Data:
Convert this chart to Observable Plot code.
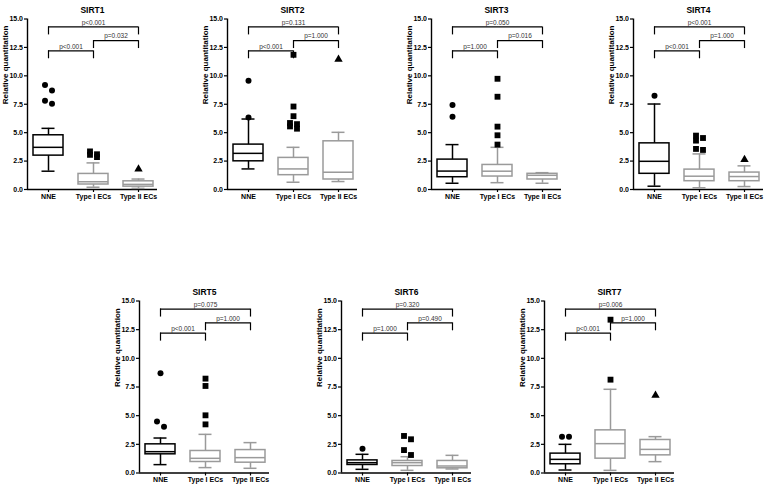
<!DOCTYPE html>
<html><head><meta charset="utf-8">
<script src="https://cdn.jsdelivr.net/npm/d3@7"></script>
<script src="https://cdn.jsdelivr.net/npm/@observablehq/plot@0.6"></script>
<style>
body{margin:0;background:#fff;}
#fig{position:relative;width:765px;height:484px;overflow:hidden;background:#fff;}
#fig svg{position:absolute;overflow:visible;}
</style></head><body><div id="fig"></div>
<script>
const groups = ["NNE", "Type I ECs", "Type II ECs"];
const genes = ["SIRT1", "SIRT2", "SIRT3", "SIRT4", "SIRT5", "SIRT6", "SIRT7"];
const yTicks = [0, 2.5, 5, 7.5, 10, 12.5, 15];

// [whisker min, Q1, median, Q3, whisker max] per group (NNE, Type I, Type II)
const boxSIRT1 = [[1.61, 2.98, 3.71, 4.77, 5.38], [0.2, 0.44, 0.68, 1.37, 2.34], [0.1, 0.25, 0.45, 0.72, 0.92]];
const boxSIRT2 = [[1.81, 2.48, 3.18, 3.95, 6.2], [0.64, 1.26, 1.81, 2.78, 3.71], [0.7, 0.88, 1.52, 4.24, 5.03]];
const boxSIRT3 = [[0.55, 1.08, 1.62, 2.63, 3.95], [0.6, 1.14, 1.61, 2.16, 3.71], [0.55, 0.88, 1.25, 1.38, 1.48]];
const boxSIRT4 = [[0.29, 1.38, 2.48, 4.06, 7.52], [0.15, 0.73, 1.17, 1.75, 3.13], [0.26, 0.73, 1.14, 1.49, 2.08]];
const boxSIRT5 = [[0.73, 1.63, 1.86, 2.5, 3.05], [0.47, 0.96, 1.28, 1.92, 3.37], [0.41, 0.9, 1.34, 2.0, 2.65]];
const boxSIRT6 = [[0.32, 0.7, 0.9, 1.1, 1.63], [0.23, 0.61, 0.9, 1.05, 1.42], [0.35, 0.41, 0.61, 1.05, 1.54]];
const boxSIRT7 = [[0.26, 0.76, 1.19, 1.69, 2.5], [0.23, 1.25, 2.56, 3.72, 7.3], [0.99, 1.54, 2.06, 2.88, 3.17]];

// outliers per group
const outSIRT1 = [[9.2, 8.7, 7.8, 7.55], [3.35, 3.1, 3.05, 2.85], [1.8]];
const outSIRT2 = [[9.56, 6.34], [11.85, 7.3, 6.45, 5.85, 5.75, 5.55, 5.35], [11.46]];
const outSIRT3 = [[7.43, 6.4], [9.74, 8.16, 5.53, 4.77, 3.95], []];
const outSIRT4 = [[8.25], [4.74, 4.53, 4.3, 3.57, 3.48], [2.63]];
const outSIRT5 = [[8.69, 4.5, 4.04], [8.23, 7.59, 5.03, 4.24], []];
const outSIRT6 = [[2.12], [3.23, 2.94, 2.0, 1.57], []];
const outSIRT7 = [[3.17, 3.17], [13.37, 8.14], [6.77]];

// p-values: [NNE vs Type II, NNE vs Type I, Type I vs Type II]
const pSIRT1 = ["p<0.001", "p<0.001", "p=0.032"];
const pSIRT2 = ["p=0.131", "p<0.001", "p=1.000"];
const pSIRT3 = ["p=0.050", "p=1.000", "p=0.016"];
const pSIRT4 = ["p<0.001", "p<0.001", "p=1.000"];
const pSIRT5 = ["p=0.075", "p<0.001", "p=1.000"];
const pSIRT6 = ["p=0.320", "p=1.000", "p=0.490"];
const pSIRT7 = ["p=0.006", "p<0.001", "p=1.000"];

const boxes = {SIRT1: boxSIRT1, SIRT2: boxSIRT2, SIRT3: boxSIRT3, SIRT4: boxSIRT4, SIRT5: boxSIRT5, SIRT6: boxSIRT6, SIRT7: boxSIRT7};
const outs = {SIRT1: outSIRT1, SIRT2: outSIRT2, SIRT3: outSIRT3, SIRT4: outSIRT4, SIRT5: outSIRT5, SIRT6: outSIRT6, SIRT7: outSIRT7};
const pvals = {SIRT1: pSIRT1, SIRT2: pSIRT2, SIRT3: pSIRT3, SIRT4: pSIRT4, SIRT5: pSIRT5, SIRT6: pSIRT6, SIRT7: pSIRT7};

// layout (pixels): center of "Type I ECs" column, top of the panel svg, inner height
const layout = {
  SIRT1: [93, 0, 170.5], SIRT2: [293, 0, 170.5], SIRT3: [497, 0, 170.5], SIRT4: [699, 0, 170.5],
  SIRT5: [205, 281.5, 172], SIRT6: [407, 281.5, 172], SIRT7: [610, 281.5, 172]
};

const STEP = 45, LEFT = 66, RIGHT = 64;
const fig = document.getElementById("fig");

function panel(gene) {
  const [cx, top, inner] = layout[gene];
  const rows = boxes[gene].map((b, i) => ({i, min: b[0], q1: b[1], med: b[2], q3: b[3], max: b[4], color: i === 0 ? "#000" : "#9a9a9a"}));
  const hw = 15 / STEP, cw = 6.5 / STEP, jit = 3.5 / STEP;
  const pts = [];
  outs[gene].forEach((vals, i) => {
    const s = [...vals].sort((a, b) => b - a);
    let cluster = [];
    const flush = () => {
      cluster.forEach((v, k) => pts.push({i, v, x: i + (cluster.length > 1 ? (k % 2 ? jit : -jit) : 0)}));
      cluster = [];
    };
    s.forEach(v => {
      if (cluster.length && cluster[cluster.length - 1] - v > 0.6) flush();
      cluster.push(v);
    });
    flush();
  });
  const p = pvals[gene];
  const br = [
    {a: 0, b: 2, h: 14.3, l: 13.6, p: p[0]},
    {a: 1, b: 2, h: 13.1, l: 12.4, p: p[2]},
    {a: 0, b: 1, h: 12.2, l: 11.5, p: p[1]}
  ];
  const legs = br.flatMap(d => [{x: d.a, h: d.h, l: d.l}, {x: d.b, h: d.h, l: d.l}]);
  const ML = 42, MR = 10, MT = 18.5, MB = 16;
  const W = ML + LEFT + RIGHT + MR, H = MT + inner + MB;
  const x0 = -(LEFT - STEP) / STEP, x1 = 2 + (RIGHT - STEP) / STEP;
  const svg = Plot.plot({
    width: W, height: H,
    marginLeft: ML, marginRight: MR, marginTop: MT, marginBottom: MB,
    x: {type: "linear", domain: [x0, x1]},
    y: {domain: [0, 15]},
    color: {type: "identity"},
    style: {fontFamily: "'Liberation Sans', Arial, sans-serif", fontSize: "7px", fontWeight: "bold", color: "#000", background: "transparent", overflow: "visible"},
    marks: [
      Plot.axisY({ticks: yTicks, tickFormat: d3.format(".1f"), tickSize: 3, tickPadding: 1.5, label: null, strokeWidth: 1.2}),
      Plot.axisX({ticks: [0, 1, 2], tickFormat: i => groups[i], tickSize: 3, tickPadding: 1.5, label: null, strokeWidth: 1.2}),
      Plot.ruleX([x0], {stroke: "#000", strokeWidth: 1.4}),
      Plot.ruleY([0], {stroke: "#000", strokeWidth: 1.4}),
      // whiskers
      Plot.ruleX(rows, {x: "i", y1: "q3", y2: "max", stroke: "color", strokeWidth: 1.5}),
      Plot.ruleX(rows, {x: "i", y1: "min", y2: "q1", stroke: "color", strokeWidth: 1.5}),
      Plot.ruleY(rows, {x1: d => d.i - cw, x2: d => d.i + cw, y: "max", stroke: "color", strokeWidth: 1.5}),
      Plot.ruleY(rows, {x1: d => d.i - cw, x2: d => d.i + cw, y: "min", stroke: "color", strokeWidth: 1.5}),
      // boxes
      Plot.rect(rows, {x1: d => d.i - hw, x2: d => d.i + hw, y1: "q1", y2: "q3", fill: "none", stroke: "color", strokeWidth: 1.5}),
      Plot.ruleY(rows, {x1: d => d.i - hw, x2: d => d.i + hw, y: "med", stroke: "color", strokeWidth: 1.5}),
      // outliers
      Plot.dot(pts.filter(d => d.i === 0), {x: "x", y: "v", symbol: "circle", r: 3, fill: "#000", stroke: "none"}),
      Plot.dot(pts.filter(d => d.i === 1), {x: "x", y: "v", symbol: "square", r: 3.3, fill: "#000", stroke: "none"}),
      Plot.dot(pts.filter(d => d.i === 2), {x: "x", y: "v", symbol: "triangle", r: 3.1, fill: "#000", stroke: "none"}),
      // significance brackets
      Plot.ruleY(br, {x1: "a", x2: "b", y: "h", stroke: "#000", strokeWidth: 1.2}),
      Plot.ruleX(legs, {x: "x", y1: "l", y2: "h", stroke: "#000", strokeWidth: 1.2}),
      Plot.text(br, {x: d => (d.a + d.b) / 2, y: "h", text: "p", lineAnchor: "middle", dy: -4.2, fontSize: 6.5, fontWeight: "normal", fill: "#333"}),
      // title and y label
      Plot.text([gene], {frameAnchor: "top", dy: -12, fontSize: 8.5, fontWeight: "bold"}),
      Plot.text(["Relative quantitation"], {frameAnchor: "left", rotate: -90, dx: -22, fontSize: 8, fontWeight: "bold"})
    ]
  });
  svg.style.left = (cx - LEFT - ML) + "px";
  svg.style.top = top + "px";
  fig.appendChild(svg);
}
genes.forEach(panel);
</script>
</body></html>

Written problem: Restate the material word for word from its first line through the line containing "const yTicks = [0, 2.5, 5, 7.5, 10, 12.5, 15];", both included; the pictures do not belong in it.

Response for this exercise:
Convert this chart to Observable Plot code.
<!DOCTYPE html>
<html><head><meta charset="utf-8">
<script src="https://cdn.jsdelivr.net/npm/d3@7"></script>
<script src="https://cdn.jsdelivr.net/npm/@observablehq/plot@0.6"></script>
<style>
body{margin:0;background:#fff;}
#fig{position:relative;width:765px;height:484px;overflow:hidden;background:#fff;}
#fig svg{position:absolute;overflow:visible;}
</style></head><body><div id="fig"></div>
<script>
const groups = ["NNE", "Type I ECs", "Type II ECs"];
const genes = ["SIRT1", "SIRT2", "SIRT3", "SIRT4", "SIRT5", "SIRT6", "SIRT7"];
const yTicks = [0, 2.5, 5, 7.5, 10, 12.5, 15];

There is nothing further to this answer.